In that spirit, Findlay let slip that he was under no obligation to sell in May. The court gave him a 3-year window to dispose of the art. The same day Christie’s announced their move, Findlay signaled that he was putting his choice of auction house on pause until the situation in New York solidifies.
Findlay’s slow roll may have already cost the auction business the Marron collection which went to a consortium of dealers willing to give the heirs ready money. Was the move to late June a bid to win Findlay’s favor? Or does adding six weeks just increase the chances that Christie’s can save their season? Is Findlay prepared to take the downside risk that Trump has already bungled coronavirus so badly that a devastating economic nosedive has already begun and no amount of Fed action will be able to keep us from auguring in?
If we take the worst-case economic scenario seriously, might not the next few weeks present the best window over the next three years to get the most dollars for the Macklowe’s art? That would require the situation in New York to improve miraculously in the next two weeks. Could Sotheby’s and Findlay really leap into action and pull off the sale of the century on a month’s notice?
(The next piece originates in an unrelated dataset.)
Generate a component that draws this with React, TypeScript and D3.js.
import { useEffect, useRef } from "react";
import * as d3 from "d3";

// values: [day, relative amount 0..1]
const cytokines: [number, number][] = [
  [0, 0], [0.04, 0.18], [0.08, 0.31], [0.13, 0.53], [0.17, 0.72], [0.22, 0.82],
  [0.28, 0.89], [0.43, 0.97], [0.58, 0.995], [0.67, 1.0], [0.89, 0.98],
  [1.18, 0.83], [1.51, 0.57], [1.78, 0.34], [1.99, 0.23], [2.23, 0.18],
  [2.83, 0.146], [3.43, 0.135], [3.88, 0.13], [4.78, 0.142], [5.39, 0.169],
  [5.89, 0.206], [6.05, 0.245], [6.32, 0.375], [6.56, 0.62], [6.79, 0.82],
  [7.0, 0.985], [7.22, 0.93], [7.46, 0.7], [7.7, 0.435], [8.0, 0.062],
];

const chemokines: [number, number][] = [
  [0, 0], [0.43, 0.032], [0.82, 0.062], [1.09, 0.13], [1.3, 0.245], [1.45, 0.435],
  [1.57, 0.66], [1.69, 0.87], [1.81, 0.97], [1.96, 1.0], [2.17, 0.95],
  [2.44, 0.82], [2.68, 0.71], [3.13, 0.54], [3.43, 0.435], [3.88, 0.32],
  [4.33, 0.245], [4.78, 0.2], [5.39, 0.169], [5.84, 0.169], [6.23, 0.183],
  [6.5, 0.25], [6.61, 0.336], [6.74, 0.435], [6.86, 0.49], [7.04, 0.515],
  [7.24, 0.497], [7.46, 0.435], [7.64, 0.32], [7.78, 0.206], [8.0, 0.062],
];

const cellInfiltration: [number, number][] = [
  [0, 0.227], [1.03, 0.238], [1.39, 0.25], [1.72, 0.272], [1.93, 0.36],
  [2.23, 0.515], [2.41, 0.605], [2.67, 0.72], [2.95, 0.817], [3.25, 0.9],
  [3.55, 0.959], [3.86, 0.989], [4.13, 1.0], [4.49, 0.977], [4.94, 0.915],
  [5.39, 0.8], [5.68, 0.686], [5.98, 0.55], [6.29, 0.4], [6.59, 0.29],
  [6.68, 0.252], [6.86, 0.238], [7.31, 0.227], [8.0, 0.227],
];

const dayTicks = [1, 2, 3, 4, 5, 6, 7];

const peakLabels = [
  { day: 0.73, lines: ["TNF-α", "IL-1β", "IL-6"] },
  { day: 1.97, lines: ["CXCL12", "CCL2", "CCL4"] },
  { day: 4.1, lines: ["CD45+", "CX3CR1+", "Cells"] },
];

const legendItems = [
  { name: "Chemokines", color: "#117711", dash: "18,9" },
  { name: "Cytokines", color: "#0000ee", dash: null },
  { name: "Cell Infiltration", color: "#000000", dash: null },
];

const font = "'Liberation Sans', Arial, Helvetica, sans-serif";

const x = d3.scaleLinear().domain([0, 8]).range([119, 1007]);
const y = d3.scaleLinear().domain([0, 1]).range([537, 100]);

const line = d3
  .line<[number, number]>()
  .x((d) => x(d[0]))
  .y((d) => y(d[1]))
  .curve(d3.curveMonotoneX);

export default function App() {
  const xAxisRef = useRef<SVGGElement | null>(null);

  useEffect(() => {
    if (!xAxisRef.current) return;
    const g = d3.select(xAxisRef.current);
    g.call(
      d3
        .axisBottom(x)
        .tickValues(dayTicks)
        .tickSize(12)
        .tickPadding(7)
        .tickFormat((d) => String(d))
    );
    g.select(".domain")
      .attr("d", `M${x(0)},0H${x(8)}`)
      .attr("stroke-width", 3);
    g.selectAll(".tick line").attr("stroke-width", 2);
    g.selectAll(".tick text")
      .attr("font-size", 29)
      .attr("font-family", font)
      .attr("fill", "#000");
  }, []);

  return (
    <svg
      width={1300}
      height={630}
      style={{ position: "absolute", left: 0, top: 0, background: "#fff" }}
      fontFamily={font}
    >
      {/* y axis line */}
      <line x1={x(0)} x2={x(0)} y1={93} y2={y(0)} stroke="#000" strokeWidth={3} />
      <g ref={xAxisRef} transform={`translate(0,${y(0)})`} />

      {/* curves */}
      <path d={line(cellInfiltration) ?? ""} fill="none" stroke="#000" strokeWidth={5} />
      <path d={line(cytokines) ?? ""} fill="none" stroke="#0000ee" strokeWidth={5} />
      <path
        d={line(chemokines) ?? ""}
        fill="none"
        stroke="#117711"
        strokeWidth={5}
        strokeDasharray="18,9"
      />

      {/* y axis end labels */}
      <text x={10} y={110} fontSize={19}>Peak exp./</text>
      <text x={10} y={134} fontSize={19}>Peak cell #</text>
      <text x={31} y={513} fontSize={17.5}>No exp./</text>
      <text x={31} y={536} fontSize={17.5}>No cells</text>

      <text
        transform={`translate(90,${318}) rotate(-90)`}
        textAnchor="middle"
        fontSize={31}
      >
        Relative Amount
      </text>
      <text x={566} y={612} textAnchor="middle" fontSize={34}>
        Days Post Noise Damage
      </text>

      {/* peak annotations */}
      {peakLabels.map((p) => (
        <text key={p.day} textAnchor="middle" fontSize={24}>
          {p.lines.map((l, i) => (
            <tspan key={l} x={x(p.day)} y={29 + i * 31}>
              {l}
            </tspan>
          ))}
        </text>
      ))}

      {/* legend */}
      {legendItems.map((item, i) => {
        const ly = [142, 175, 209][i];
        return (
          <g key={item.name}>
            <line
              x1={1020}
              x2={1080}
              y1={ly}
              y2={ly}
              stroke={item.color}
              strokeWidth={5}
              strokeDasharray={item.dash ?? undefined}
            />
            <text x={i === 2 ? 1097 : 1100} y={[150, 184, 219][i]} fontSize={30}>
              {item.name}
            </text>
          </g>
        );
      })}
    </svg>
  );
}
Chess is a cerebral game and following the moves requires knowing a great deal about all of the potential moves that follow. It’s nerve wracking to play but engaging to watch. Among the many moves that the auction houses must think through are the likely motivations of other collectors in the Macklowe’s league.
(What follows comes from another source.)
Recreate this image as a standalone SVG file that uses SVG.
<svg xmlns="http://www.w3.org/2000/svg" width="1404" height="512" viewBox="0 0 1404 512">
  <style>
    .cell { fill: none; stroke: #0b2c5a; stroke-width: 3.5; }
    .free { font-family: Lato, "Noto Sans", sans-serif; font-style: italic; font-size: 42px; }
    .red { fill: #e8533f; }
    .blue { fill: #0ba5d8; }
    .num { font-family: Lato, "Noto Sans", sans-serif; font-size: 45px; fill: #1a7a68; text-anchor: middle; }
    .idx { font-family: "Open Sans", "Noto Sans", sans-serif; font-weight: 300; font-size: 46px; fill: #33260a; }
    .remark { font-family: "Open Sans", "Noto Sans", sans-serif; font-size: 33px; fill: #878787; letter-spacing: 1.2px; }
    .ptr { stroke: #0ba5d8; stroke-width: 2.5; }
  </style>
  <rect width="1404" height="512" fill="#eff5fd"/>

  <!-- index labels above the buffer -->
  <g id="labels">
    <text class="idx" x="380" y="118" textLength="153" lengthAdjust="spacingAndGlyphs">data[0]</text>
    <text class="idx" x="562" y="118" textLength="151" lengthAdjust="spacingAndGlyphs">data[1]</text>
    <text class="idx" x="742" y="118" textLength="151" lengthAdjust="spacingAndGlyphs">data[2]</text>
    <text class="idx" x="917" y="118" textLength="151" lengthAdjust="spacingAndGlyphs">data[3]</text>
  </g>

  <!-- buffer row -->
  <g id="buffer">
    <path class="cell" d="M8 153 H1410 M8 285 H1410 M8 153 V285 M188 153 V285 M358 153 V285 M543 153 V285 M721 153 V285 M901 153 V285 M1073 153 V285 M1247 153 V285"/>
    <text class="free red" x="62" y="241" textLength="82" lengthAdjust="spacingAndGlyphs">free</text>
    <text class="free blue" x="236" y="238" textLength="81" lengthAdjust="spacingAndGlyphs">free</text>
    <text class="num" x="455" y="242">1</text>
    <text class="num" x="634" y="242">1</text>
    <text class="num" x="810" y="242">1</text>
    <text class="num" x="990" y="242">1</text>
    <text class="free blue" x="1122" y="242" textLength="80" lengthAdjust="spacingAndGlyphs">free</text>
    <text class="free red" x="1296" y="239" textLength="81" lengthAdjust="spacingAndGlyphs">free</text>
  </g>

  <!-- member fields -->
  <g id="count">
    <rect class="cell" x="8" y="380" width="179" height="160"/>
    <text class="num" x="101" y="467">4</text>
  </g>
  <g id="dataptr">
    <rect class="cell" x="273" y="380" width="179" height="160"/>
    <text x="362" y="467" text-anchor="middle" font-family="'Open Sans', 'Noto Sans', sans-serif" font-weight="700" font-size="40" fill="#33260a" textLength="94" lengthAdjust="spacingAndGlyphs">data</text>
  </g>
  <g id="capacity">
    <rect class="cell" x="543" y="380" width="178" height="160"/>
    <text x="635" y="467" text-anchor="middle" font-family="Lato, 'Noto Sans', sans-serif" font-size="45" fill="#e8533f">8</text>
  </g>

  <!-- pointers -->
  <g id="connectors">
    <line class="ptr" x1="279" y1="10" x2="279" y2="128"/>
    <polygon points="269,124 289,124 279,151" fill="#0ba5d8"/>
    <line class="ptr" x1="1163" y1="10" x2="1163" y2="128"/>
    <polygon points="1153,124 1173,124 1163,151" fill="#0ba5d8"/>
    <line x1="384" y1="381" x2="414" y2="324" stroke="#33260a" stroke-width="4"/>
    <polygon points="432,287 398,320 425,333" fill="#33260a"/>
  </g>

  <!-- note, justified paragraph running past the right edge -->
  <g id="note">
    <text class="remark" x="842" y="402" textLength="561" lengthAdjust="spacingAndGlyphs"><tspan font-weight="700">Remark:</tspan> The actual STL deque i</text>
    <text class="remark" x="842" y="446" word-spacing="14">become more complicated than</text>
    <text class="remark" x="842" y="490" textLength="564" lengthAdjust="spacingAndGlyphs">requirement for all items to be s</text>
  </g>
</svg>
Whether the sales are in May or June may matter little to consignors who now seem to have little interest in selling art to raise cash. On Christie’s conference call, CEO Guillaume Cerutti, auctioneer Jussi Pylkkanen, US Jen Zatorski, America’s Chairman Marc Porter, Europe’s Dirk Boll and Hong Kong’s Francis Belin all testified to the mood of complacency. “We cannot describe a trend where we have had many of our collectors come to us seeking distressed sales,” Cerutti said in an elegantly deflected phrase. Art may have become an asset in the last decade but it doesn’t seem to be one the rich are eager to trade unless they absolutely have to.
Much is made in the press about the stock market in relation to the art market. But more than 15 years of low interest rates has given rich people a surfeit of liquidity and plenty of real assets. If credit freezes again, these same sellers might rue not consigning in this window of relative calm. Again, Christie’s and Phillips have bought their consignors six weeks to potentially change their minds.
Or they may be betting that the cure for the coming financial crisis is even more liquidity that we already have. In that case, art could still be a hedge against further asset inflation.
What Cerutti did reveal on the call is that while Christie’s consignors were all happy to sell in New York at their own price and according to their own discretion, the private sales queries had started flooding in. Over-leveraged art owners looking to raise cash? No. What’s driving the current interest is the perception that global instability caused by the pandemic might set up what financial types call “special opportunities” and the rest of us refer to as fire sales.
They say the stock market climbs a wall of worry but the art market thrives on the idea that the buyer got a bargain the seller didn’t recognize. People will pay top dollar to feel like they got a good deal. And that seems to be the phase we’re entering in the art market. Cerutti told the gathered journalists that those in-bound queries were all coming from eager buyers with wish lists of long-sought items.
Such is the state of the current art market that we may have to wait until the wish-list buyers disappear before the sellers holding their prizes are willing to consign them for sale.